How Do you Grow a Bonsai Tree Indoors?
- Carefully remove the tree from the pot.
- Use shears to trim away the outer layer of roots.
- Inspect root mass for areas of rot.
- Clean the pot.
- Place mesh squares over the drainage holes to prevent soil from falling out.
- Layer the bottom of the pot with soil.
- Replant your bonsai.
Repotting is done every 1-5 years, depending on the age and size of your plant. Younger and fast-growing trees will be on the shorter end of the spectrum, and mature trees will lie at the other end. A combination of pale-yellow leaves, young leaves, and bud formation on the stem means it’s time for repotting.
This process is a critical factor in supporting the health of your bonsai tree as it gives you an excellent chance to inspect the root system and allow room for new growth. This process is best done in early spring because a lot of energy is stored in the roots during the dormancy of winter months. Repotting in the spring gives your tree plenty of power for growth once summer begins.
Bonsai soil is a unique mixture that allows good water retention, good drainage, and good aeration. You can find this type of soil as a premix or do it yourself (a mixture of Akadema, Pumice, Lava Rock, Organic Potting Compost, and Fine Gravel).
Pruning is the process that is considered the art of bonsai. Anyone willing to learn about pruning can do this on their own. You need bonsai clippers to give you a clean cut when you prune as you trim away branches.
You have two goals. The first is to trim away any dead or dying branches to give more room for growth. The other is to maintain the shape of the tree over time.
Maintenance pruning can occur at any time of year.
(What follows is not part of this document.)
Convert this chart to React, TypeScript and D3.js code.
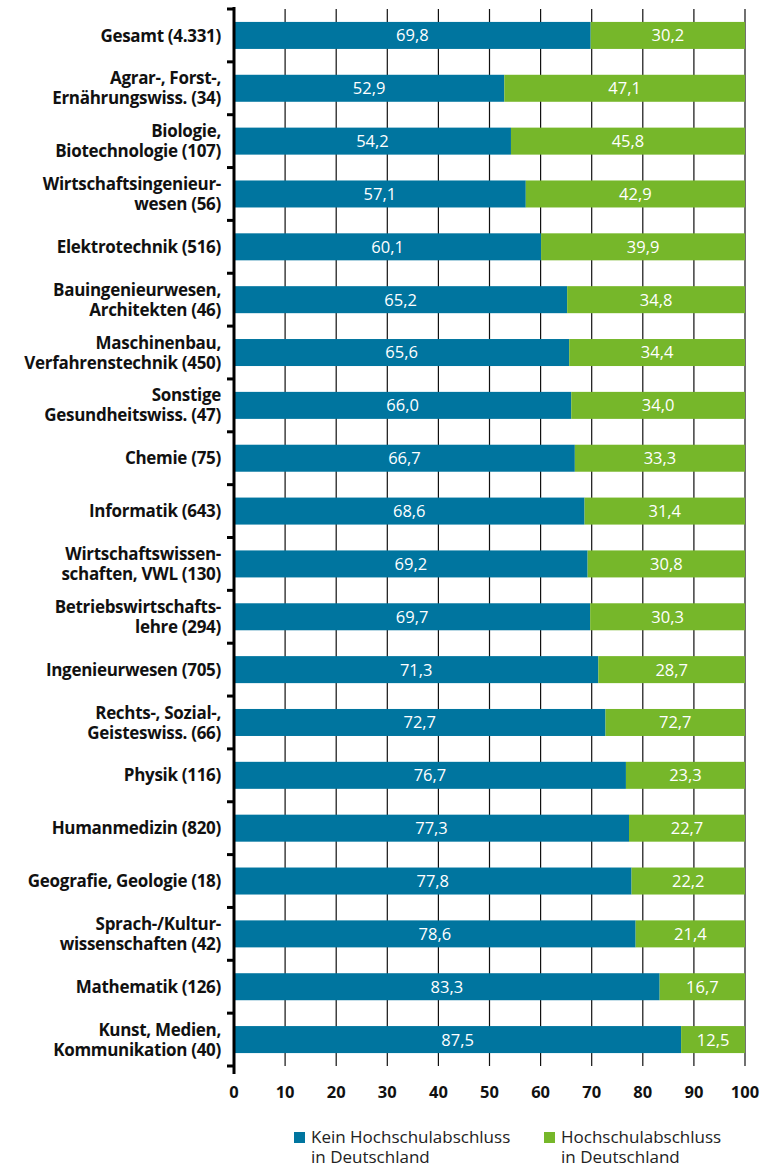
import React from "react";
import * as d3 from "d3";

const categories: string[][] = [
  ["Gesamt (4.331)"],
  ["Agrar-, Forst-,", "Ernährungswiss. (34)"],
  ["Biologie,", "Biotechnologie (107)"],
  ["Wirtschaftsingenieur-", "wesen (56)"],
  ["Elektrotechnik (516)"],
  ["Bauingenieurwesen,", "Architekten (46)"],
  ["Maschinenbau,", "Verfahrenstechnik (450)"],
  ["Sonstige", "Gesundheitswiss. (47)"],
  ["Chemie (75)"],
  ["Informatik (643)"],
  ["Wirtschaftswissen-", "schaften, VWL (130)"],
  ["Betriebswirtschafts-", "lehre (294)"],
  ["Ingenieurwesen (705)"],
  ["Rechts-, Sozial-,", "Geisteswiss. (66)"],
  ["Physik (116)"],
  ["Humanmedizin (820)"],
  ["Geografie, Geologie (18)"],
  ["Sprach-/Kultur-", "wissenschaften (42)"],
  ["Mathematik (126)"],
  ["Kunst, Medien,", "Kommunikation (40)"],
];

const keinValues = [69.8, 52.9, 54.2, 57.1, 60.1, 65.2, 65.6, 66.0, 66.7, 68.6, 69.2, 69.7, 71.3, 72.7, 76.7, 77.3, 77.8, 78.6, 83.3, 87.5];
const mitValues = [30.2, 47.1, 45.8, 42.9, 39.9, 34.8, 34.4, 34.0, 33.3, 31.4, 30.8, 30.3, 28.7, 27.3, 23.3, 22.7, 22.2, 21.4, 16.7, 12.5];
// labels as printed in the source (note the printed "72,7" in the green segment)
const keinLabels = ["69,8", "52,9", "54,2", "57,1", "60,1", "65,2", "65,6", "66,0", "66,7", "68,6", "69,2", "69,7", "71,3", "72,7", "76,7", "77,3", "77,8", "78,6", "83,3", "87,5"];
const mitLabels = ["30,2", "47,1", "45,8", "42,9", "39,9", "34,8", "34,4", "34,0", "33,3", "31,4", "30,8", "30,3", "28,7", "72,7", "23,3", "22,7", "22,2", "21,4", "16,7", "12,5"];
const xTicks = [0, 10, 20, 30, 40, 50, 60, 70, 80, 90, 100];
const legendItems = [
  { lines: ["Kein Hochschulabschluss", "in Deutschland"], color: "#00759f" },
  { lines: ["Hochschulabschluss", "in Deutschland"], color: "#76b72a" },
];

const BLUE = "#00759f";
const GREEN = "#76b72a";
const FONT = "'Open Sans', 'Noto Sans', sans-serif";

export default function App() {
  const W = 764, H = 1167;
  const left = 234, right = 745, top = 9, bottom = 1066;
  const x = d3.scaleLinear().domain([0, 100]).range([left, right]);
  const idx = categories.map((_, i) => String(i));
  const y = d3.scaleBand().domain(idx).range([top, bottom]).paddingInner(0.489).paddingOuter(0.2445);
  const step = y.step();
  const bh = y.bandwidth();

  return (
    <svg width={W} height={H} style={{ position: "absolute", left: 0, top: 0, fontFamily: FONT }}>
      {/* gridlines */}
      {xTicks.slice(1).map((t) => (
        <line key={"g" + t} x1={x(t)} x2={x(t)} y1={top} y2={bottom} stroke="#111" strokeWidth={1.2} />
      ))}
      {/* bars */}
      {categories.map((_, i) => {
        const yy = y(String(i))!;
        const k = keinValues[i];
        const m = mitValues[i];
        return (
          <g key={"b" + i}>
            <rect x={x(0)} y={yy} width={x(k) - x(0)} height={bh} fill={BLUE} />
            <rect x={x(k)} y={yy} width={x(k + m) - x(k)} height={bh} fill={GREEN} />
            <text x={(x(0) + x(k)) / 2} y={yy + bh / 2} dy="0.36em" textAnchor="middle" fill="#fff" fontSize={16.5}>
              {keinLabels[i]}
            </text>
            <text x={(x(k) + x(k + m)) / 2} y={yy + bh / 2} dy="0.36em" textAnchor="middle" fill="#fff" fontSize={16.5}>
              {mitLabels[i]}
            </text>
          </g>
        );
      })}
      {/* y axis */}
      <line x1={left} x2={left} y1={top - 2} y2={bottom + 8} stroke="#000" strokeWidth={3} />
      {d3.range(categories.length + 1).map((i) => (
        <line key={"t" + i} x1={left - 7} x2={left} y1={top + i * step} y2={top + i * step} stroke="#000" strokeWidth={3} />
      ))}
      {/* category labels */}
      {categories.map((lines, i) => {
        const cy = y(String(i))! + bh / 2;
        const lh = 20;
        const start = cy - ((lines.length - 1) * lh) / 2;
        return (
          <text key={"c" + i} x={221} textAnchor="end" fontWeight="bold" fontSize={17} fill="#111" letterSpacing={-0.3}>
            {lines.map((l, j) => (
              <tspan key={j} x={221} y={start + j * lh} dy="0.36em">
                {l}
              </tspan>
            ))}
          </text>
        );
      })}
      {/* x tick labels */}
      {xTicks.map((t) => (
        <text key={"x" + t} x={x(t)} y={1098} textAnchor="middle" fontWeight="bold" fontSize={16.5} fill="#111">
          {t}
        </text>
      ))}
      {/* legend */}
      {legendItems.map((it, i) => {
        const lx = i === 0 ? 294 : 544;
        return (
          <g key={"l" + i}>
            <rect x={lx} y={1132} width={11} height={11} fill={it.color} />
            {it.lines.map((l, j) => (
              <text key={j} x={lx + 17} y={1143 + j * 19.5} fontSize={17} fill="#222">
                {l}
              </text>
            ))}
          </g>
        );
      })}
    </svg>
  );
}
However, structural pruning, like repotting, is best done before the growing season to provide ample time to grow during summer.
Final Thoughts – How to Care of a Bonsai Tree
Bonsai tree care is unique to other house plants, and this article is only a brief overview of what it takes. You still need to find plenty of information from soil mixtures, pruning techniques to the repotting process. But, hopefully, this brings you one step further in your journey of taking care of your new bonsai!